### STATED PROBLEM
Restate exactly the lines that run from the start of the records below to the line containing "from matplotlib.patches import PathPatch", counting both ends, and nothing else; pictures stay out.

### EXTRACTED MATERIAL
══════

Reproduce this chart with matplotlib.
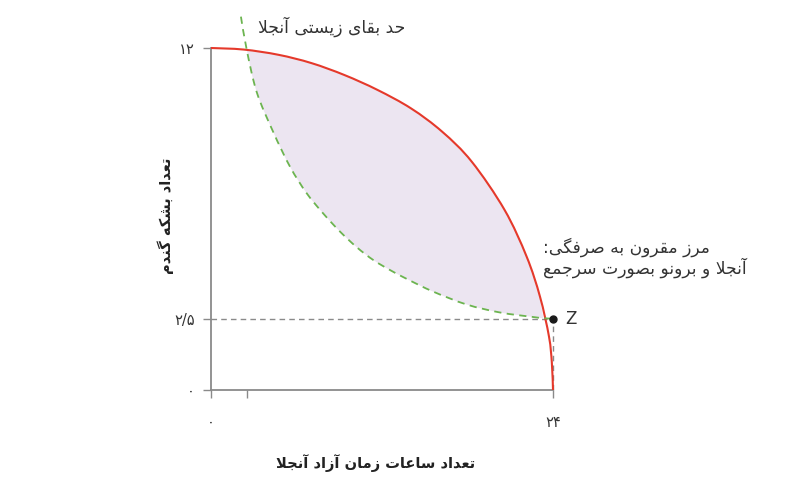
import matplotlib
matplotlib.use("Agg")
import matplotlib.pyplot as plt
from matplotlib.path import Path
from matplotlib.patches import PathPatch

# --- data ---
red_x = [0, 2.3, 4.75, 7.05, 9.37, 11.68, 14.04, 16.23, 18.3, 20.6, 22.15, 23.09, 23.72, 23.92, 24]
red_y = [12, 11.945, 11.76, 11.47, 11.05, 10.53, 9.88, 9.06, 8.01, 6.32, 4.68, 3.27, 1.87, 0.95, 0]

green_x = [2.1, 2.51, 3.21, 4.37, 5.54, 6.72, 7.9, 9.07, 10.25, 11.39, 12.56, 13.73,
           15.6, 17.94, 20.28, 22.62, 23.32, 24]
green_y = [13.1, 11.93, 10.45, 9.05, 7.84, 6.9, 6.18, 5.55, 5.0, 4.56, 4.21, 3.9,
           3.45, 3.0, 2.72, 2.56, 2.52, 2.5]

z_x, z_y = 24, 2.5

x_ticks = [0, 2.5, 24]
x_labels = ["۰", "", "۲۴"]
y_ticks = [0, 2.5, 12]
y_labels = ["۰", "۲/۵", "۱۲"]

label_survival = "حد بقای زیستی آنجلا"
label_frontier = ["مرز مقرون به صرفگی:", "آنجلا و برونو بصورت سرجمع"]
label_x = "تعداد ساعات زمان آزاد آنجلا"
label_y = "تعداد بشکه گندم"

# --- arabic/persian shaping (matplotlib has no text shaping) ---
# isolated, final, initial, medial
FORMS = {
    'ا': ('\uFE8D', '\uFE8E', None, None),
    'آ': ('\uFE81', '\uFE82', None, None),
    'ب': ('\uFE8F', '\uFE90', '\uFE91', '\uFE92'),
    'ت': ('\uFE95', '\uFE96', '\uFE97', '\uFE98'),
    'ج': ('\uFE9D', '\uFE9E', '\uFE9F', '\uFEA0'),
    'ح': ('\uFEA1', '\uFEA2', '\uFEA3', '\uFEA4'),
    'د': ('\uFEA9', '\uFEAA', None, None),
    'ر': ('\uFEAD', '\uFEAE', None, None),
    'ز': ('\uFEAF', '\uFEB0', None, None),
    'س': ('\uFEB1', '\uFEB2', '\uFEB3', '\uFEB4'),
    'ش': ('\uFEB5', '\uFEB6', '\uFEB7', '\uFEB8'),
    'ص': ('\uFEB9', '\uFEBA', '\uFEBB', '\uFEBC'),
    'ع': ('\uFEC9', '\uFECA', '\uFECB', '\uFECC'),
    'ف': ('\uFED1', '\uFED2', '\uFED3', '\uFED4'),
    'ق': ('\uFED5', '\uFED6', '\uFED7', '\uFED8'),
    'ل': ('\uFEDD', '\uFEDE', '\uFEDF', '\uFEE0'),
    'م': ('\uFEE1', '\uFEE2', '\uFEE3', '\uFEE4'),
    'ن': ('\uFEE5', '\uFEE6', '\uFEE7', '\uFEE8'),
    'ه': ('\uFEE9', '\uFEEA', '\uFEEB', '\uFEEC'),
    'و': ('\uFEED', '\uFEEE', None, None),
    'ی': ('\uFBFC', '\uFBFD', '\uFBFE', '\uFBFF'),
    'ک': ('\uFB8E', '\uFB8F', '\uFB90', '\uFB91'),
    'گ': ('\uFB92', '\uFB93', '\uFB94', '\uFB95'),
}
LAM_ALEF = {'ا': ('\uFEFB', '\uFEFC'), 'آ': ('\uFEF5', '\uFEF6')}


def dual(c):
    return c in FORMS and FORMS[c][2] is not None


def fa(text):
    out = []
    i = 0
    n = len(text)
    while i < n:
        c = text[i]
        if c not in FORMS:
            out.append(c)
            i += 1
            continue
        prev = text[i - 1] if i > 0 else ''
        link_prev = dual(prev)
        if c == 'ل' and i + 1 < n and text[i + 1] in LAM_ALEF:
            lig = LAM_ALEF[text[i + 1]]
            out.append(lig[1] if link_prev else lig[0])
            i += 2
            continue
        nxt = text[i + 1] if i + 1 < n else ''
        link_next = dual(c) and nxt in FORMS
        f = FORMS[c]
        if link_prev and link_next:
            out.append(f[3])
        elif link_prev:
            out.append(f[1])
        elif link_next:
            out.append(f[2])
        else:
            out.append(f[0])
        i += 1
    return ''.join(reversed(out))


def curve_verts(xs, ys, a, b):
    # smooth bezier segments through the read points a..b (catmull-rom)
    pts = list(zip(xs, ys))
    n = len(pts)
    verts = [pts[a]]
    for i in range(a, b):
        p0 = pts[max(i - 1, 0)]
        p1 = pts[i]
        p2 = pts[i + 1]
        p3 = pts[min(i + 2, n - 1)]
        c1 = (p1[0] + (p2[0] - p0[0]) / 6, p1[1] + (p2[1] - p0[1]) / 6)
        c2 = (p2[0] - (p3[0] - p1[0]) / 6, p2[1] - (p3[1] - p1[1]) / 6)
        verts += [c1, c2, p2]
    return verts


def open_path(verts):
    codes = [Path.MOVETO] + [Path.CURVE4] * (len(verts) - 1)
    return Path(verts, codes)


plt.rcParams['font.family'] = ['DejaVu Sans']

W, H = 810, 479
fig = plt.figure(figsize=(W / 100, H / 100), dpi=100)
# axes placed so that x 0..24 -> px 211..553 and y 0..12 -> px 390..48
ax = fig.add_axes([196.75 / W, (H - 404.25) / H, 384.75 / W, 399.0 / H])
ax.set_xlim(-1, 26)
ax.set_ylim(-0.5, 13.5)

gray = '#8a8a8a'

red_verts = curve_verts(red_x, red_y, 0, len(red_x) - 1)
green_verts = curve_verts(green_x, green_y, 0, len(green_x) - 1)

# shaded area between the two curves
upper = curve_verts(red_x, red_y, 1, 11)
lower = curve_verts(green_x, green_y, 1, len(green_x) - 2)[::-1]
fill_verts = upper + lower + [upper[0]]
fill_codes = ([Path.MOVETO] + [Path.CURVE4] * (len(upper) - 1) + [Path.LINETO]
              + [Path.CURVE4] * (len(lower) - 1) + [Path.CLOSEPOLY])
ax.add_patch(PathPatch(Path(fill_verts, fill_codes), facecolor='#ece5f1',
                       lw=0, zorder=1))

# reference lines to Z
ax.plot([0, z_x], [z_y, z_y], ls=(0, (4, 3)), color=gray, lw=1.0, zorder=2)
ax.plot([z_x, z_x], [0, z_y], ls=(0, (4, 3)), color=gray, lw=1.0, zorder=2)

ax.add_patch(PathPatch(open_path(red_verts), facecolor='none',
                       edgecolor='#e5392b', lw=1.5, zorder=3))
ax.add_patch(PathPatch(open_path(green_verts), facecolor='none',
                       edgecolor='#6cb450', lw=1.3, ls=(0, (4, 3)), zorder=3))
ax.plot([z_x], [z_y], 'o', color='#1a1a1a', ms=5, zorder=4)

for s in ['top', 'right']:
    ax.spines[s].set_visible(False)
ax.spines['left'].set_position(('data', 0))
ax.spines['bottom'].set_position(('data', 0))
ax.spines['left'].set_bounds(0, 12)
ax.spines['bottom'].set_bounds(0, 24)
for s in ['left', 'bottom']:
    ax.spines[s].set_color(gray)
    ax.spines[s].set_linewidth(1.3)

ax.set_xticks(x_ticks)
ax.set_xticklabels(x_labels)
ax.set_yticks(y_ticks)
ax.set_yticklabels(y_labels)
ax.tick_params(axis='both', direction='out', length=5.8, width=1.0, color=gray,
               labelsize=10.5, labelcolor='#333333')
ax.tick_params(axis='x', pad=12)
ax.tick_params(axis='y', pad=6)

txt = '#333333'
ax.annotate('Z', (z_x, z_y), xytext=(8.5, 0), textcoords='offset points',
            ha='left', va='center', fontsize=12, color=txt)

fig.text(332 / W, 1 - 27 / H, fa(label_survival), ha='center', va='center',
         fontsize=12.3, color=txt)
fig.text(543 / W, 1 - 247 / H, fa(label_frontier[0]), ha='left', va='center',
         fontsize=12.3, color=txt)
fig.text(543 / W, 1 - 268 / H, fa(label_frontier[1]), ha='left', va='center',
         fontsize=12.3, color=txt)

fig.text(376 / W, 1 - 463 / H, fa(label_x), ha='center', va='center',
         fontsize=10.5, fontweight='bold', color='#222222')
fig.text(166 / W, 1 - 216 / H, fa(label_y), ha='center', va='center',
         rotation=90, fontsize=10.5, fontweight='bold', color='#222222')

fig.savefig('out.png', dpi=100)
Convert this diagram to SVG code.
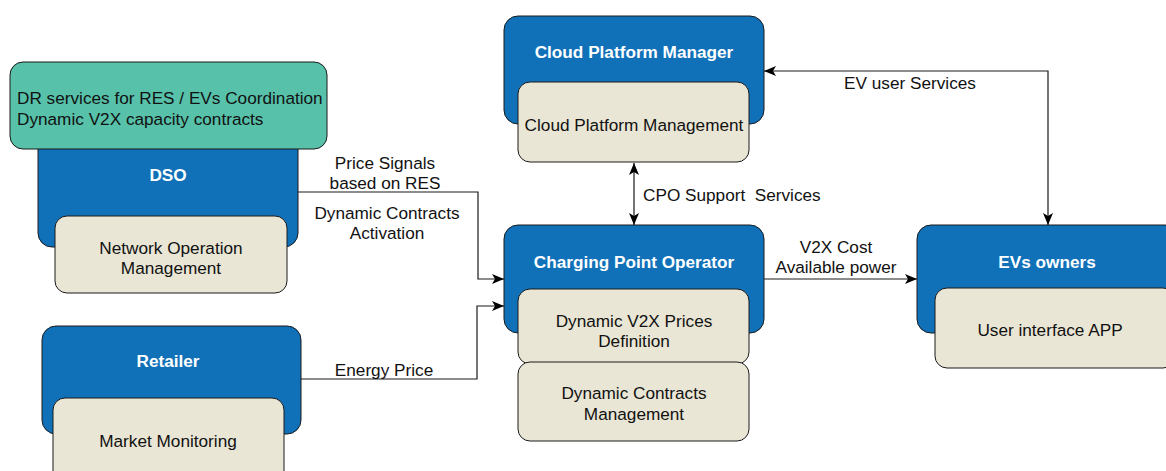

══════

### RESULT FOR THIS TASK
Reproduce this chart with matplotlib.
import matplotlib
matplotlib.use("Agg")
import matplotlib.pyplot as plt
from matplotlib.path import Path
from matplotlib.patches import PathPatch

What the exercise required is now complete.